___ Raw data

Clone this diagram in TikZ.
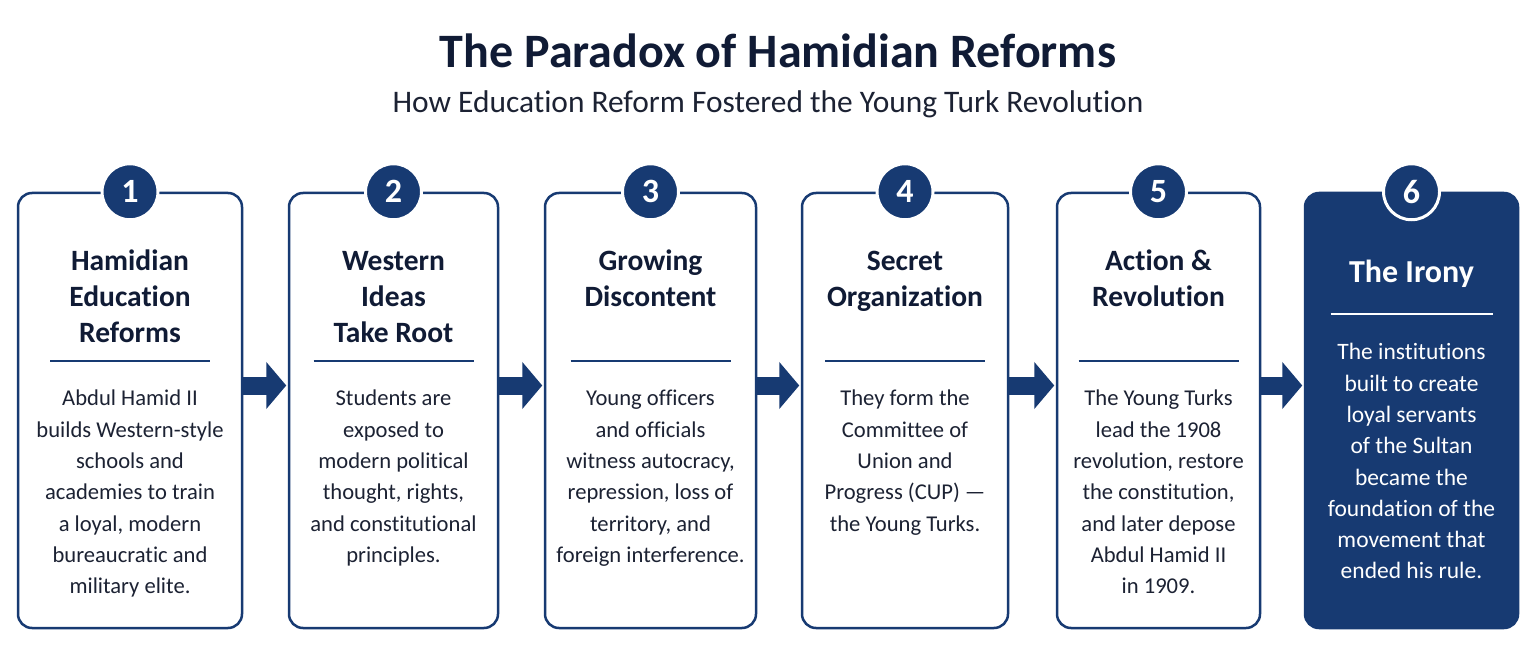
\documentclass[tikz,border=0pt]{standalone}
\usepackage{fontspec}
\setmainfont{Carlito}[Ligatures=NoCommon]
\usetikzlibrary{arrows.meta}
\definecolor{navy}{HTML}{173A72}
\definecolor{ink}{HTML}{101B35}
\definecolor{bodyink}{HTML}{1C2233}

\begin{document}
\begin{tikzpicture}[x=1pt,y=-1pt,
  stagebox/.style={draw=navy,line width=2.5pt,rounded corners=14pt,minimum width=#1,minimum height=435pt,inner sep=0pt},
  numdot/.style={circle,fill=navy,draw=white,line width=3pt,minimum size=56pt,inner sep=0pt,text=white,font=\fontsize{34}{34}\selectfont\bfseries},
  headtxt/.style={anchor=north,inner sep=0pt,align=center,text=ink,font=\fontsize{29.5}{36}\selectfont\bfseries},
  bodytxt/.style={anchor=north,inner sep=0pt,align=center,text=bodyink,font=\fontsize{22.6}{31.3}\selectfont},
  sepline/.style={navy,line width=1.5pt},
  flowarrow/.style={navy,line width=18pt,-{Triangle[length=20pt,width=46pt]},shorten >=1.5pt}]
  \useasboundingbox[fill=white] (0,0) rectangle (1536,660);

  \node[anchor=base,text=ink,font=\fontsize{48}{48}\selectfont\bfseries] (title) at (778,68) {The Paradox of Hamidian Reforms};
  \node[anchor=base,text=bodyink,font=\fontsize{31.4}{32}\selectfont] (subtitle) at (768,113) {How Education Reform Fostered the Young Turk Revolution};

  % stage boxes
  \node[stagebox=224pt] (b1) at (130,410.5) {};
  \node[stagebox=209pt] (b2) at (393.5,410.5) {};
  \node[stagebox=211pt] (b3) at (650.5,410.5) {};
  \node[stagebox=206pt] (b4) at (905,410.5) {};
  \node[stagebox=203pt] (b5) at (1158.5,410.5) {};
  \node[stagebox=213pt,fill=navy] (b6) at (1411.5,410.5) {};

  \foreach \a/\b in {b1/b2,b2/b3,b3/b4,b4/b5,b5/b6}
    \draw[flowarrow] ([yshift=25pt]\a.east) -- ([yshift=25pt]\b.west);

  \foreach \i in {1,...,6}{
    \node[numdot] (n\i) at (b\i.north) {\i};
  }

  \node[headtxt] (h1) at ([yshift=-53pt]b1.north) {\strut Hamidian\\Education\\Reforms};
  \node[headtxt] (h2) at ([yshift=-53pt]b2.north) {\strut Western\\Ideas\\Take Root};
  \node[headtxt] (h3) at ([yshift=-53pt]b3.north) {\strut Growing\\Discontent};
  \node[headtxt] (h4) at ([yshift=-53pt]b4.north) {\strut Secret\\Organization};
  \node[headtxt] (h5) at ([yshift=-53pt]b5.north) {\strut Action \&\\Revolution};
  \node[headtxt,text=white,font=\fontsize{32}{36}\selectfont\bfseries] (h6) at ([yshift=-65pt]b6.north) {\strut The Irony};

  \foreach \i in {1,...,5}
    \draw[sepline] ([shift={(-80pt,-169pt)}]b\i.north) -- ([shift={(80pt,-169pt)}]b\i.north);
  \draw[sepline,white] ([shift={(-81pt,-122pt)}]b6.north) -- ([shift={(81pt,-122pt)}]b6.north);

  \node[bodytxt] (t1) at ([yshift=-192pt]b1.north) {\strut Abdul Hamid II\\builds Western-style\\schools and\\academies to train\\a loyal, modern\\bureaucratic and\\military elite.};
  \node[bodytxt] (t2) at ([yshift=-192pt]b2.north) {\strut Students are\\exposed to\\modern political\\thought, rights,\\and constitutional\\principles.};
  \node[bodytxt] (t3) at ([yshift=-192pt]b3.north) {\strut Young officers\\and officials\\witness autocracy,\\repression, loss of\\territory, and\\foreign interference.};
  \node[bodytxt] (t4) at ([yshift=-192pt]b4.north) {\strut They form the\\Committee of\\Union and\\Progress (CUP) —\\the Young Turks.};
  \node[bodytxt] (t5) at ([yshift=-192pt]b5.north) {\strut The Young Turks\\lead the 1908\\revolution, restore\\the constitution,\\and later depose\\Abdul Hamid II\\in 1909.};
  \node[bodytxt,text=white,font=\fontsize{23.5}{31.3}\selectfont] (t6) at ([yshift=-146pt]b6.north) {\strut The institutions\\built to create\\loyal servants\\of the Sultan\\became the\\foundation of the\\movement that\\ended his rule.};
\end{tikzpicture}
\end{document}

______

** Stated task **
Take the listing above and restate it word for word, without its pictures.

** Answer to the exercise **
Clone this diagram in TikZ.
\documentclass[tikz,border=0pt]{standalone}
\usepackage{fontspec}
\setmainfont{Carlito}[Ligatures=NoCommon]
\usetikzlibrary{arrows.meta}
\definecolor{navy}{HTML}{173A72}
\definecolor{ink}{HTML}{101B35}
\definecolor{bodyink}{HTML}{1C2233}

\begin{document}
\begin{tikzpicture}[x=1pt,y=-1pt,
  stagebox/.style={draw=navy,line width=2.5pt,rounded corners=14pt,minimum width=#1,minimum height=435pt,inner sep=0pt},
  numdot/.style={circle,fill=navy,draw=white,line width=3pt,minimum size=56pt,inner sep=0pt,text=white,font=\fontsize{34}{34}\selectfont\bfseries},
  headtxt/.style={anchor=north,inner sep=0pt,align=center,text=ink,font=\fontsize{29.5}{36}\selectfont\bfseries},
  bodytxt/.style={anchor=north,inner sep=0pt,align=center,text=bodyink,font=\fontsize{22.6}{31.3}\selectfont},
  sepline/.style={navy,line width=1.5pt},
  flowarrow/.style={navy,line width=18pt,-{Triangle[length=20pt,width=46pt]},shorten >=1.5pt}]
  \useasboundingbox[fill=white] (0,0) rectangle (1536,660);

  \node[anchor=base,text=ink,font=\fontsize{48}{48}\selectfont\bfseries] (title) at (778,68) {The Paradox of Hamidian Reforms};
  \node[anchor=base,text=bodyink,font=\fontsize{31.4}{32}\selectfont] (subtitle) at (768,113) {How Education Reform Fostered the Young Turk Revolution};

  % stage boxes
  \node[stagebox=224pt] (b1) at (130,410.5) {};
  \node[stagebox=209pt] (b2) at (393.5,410.5) {};
  \node[stagebox=211pt] (b3) at (650.5,410.5) {};
  \node[stagebox=206pt] (b4) at (905,410.5) {};
  \node[stagebox=203pt] (b5) at (1158.5,410.5) {};
  \node[stagebox=213pt,fill=navy] (b6) at (1411.5,410.5) {};

  \foreach \a/\b in {b1/b2,b2/b3,b3/b4,b4/b5,b5/b6}
    \draw[flowarrow] ([yshift=25pt]\a.east) -- ([yshift=25pt]\b.west);

  \foreach \i in {1,...,6}{
    \node[numdot] (n\i) at (b\i.north) {\i};
  }

  \node[headtxt] (h1) at ([yshift=-53pt]b1.north) {\strut Hamidian\\Education\\Reforms};
  \node[headtxt] (h2) at ([yshift=-53pt]b2.north) {\strut Western\\Ideas\\Take Root};
  \node[headtxt] (h3) at ([yshift=-53pt]b3.north) {\strut Growing\\Discontent};
  \node[headtxt] (h4) at ([yshift=-53pt]b4.north) {\strut Secret\\Organization};
  \node[headtxt] (h5) at ([yshift=-53pt]b5.north) {\strut Action \&\\Revolution};
  \node[headtxt,text=white,font=\fontsize{32}{36}\selectfont\bfseries] (h6) at ([yshift=-65pt]b6.north) {\strut The Irony};

  \foreach \i in {1,...,5}
    \draw[sepline] ([shift={(-80pt,-169pt)}]b\i.north) -- ([shift={(80pt,-169pt)}]b\i.north);
  \draw[sepline,white] ([shift={(-81pt,-122pt)}]b6.north) -- ([shift={(81pt,-122pt)}]b6.north);

  \node[bodytxt] (t1) at ([yshift=-192pt]b1.north) {\strut Abdul Hamid II\\builds Western-style\\schools and\\academies to train\\a loyal, modern\\bureaucratic and\\military elite.};
  \node[bodytxt] (t2) at ([yshift=-192pt]b2.north) {\strut Students are\\exposed to\\modern political\\thought, rights,\\and constitutional\\principles.};
  \node[bodytxt] (t3) at ([yshift=-192pt]b3.north) {\strut Young officers\\and officials\\witness autocracy,\\repression, loss of\\territory, and\\foreign interference.};
  \node[bodytxt] (t4) at ([yshift=-192pt]b4.north) {\strut They form the\\Committee of\\Union and\\Progress (CUP) —\\the Young Turks.};
  \node[bodytxt] (t5) at ([yshift=-192pt]b5.north) {\strut The Young Turks\\lead the 1908\\revolution, restore\\the constitution,\\and later depose\\Abdul Hamid II\\in 1909.};
  \node[bodytxt,text=white,font=\fontsize{23.5}{31.3}\selectfont] (t6) at ([yshift=-146pt]b6.north) {\strut The institutions\\built to create\\loyal servants\\of the Sultan\\became the\\foundation of the\\movement that\\ended his rule.};
\end{tikzpicture}
\end{document}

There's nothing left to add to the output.